There is a law advancing in the Maryland legislature that would tax Internet advertising. The law, if enacted would collect taxes from online advertising done by Google, Facebook, and others. The tax would immediately be challenged in court due to our history of not taxing things related to the Internet.
The idea of not taxing the Internet began with the Internet Tax Freedom Act in 1998. That law grandfathered taxes imposed in 13 states on Internet access but prohibited it elsewhere. The law also prohibited local governments from imposing taxes on electronic commerce. The law imposed a 3-year moratorium on such taxes and was extended eight times until the tax prohibition was made permanent in the Trade Facilitation and Trade Enforcement Act in 2015.
There are other precedents for not taxing electronics commerce. For example, the Supreme Court ruled in 1967 that requiring remote vendors to collect sales taxes would impose an undue constraint on interstate commerce. The prohibition against sales taxes for out-of-state sellers was strengthened in 1992 in the Supreme Court’s ruling in Quill Corporation v. North Dakota that prohibited a state from collecting sales taxes unless a business has a physical presence in a state. These prohibitions were assumed to also apply to sales made over the Internet if the seller lived in a different state than the buyer.
However, such rulings change over time and the Supreme Court reversed the older decisions in 2018 in the case of South Dakota v Wayfair, Inc. The Court effectively ruled that states can require remote sellers of any kind, including online sellers to collect state sales taxes. Since that ruling, many states have imposed sales taxes on Internet sales.
Opponents of the tax on advertising say that the proposed law would violate the intent of the Internet Freedom Act to not tax electronic commerce. The application of a tax to advertising is different enough from a sales tax that the Supreme Court ruling won’t automatically apply. If the law is passed it will likely have to go to the Supreme Court. To a non-lawyer like me, it seems the issue is similar enough to sales taxes that there is a good chance that at tax on advertising would be allowed. Even if it allowed, such a tax has the significant challenge of identifying the advertising revenue that applies to a given state. For example, what portion of nationwide advertising for Ford trucks would apply to Maryland?
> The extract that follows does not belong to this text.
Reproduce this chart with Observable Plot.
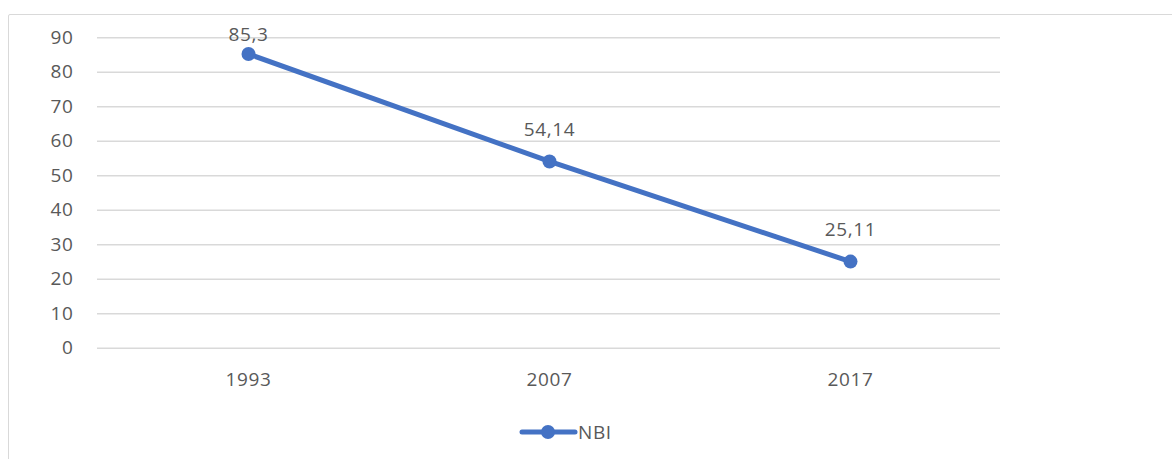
<!DOCTYPE html>
<html>
<head>
<meta charset="utf-8">
<script src="https://cdn.jsdelivr.net/npm/d3@7"></script>
<script src="https://cdn.jsdelivr.net/npm/@observablehq/plot@0.6"></script>
<style>
  html, body { margin: 0; padding: 0; background: #fff; width: 1172px; height: 459px; overflow: hidden; }
  #frame { position: absolute; left: 8px; top: 14px; width: 1300px; height: 600px; border: 1px solid #d9d9d9; border-radius: 2px; }
  #chart { position: absolute; left: 0; top: 0; }
  #legend { position: absolute; left: 518px; top: 419px; display: flex; align-items: center; font-family: "Open Sans", sans-serif; font-size: 19px; letter-spacing: 0.6px; color: #595959; }
</style>
</head>
<body>
<div id="frame"></div>
<div id="chart"></div>
<div id="legend">
  <svg width="60" height="26"><line x1="4" y1="13" x2="57" y2="13" stroke="#4472C4" stroke-width="5" stroke-linecap="round"/><circle cx="30" cy="13" r="7" fill="#4472C4"/></svg>
  <span>NBI</span>
</div>
<script>
const years = ["1993", "2007", "2017"];
const nbi = [85.3, 54.14, 25.11];
const labels = ["85,3", "54,14", "25,11"];
const yTicks = [0, 10, 20, 30, 40, 50, 60, 70, 80, 90];
const seriesName = "NBI";

const data = years.map((y, i) => ({year: y, value: nbi[i], label: labels[i], series: seriesName}));

const color = "#4472C4";
const textColor = "#595959";
const labelDy = -32;
const minLabelCenter = 34.5;

const plot = Plot.plot({
  width: 1172,
  height: 400,
  marginLeft: 97,
  marginRight: 172,
  marginTop: 37.3,
  marginBottom: 52.3,
  style: {fontFamily: "'Open Sans', sans-serif", fontSize: "19px", color: textColor, background: "transparent", letterSpacing: "0.6px"},
  x: {type: "point", domain: years, padding: 0.5, label: null, tickSize: 0, tickPadding: 24},
  y: {domain: [0, 90], ticks: yTicks, label: null, tickSize: 0, tickPadding: 24, tickFormat: d => String(d)},
  marks: [
    Plot.gridY(yTicks, {stroke: "#d9d9d9", strokeOpacity: 1, strokeWidth: 1.5}),
    Plot.line(data, {x: "year", y: "value", stroke: color, strokeWidth: 5, strokeLinecap: "round"}),
    Plot.dot(data, {x: "year", y: "value", r: 7, fill: color}),
    Plot.text(data, {x: "year", y: "value", text: "label", dy: labelDy, fill: textColor, className: "datalabels"})
  ]
});
document.getElementById("chart").appendChild(plot);

// keep data labels inside the chart area (like the original layout)
d3.select(plot).selectAll(".datalabels text").each(function() {
  const t = d3.select(this);
  const tr = t.attr("transform");
  if (tr) {
    const m = /translate\(\s*([-\d.e]+)[ ,]+([-\d.e]+)\s*\)/.exec(tr);
    if (m) {
      const x = +m[1], y = +m[2];
      if (y + labelDy < minLabelCenter) t.attr("transform", `translate(${x},${minLabelCenter - labelDy})`);
    }
  } else {
    const y = +t.attr("y");
    if (y + labelDy < minLabelCenter) t.attr("y", minLabelCenter - labelDy);
  }
});
</script>
</body>
</html>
The Maryland law does freshly raise the question of whether it’s time to tax the Internet. The original Internet Tax Freedom Act was an attempt by Congress to protect the fledgling broadband business. It’s debatable if the growth of the Internet would have been slowed had there been a few dollars of taxes applied to broadband bills like were applied to landline telephone bills. But the new Internet companies were the darlings of Wall Street, and Congress decided to keep broadband products free from taxation.
The broadband tax that’s most needed is a surcharge on broadband to help fund the FCC’s Universal Service Fund. Many states also have similar funds. The USF is currently being funded by fees charged to landlines and cellphones. The purpose of the fund is currently to promote broadband for places that don’t have it. The fund will be paying for the $20.4 billion RDOF grants for rural broadband and the $9 billion 5G Fund grants to improve rural cellular coverage. It’s silly that we aren’t charging a small fee onbroadband users to help pay for rural broadband – everybody in the country benefits when there is broadband everywhere. I can’t fathom a justification for having landlines users pay for rural broadband but not broadband customers.
Congress is often mystifying. I can understand the initial ban against Internet taxes, although I don’t believe such taxes would have hampered the explosive growth of broadband. But I can’t think of any justification in 2015 for making the ban on Internet taxes permanent. Considering the huge problems that lack of rural broadband just caused during the COVID-19 crisis, there is no justification for not increasing the funding for the Universal Service Fund, and the easiest way to do so is to tax broadband customers.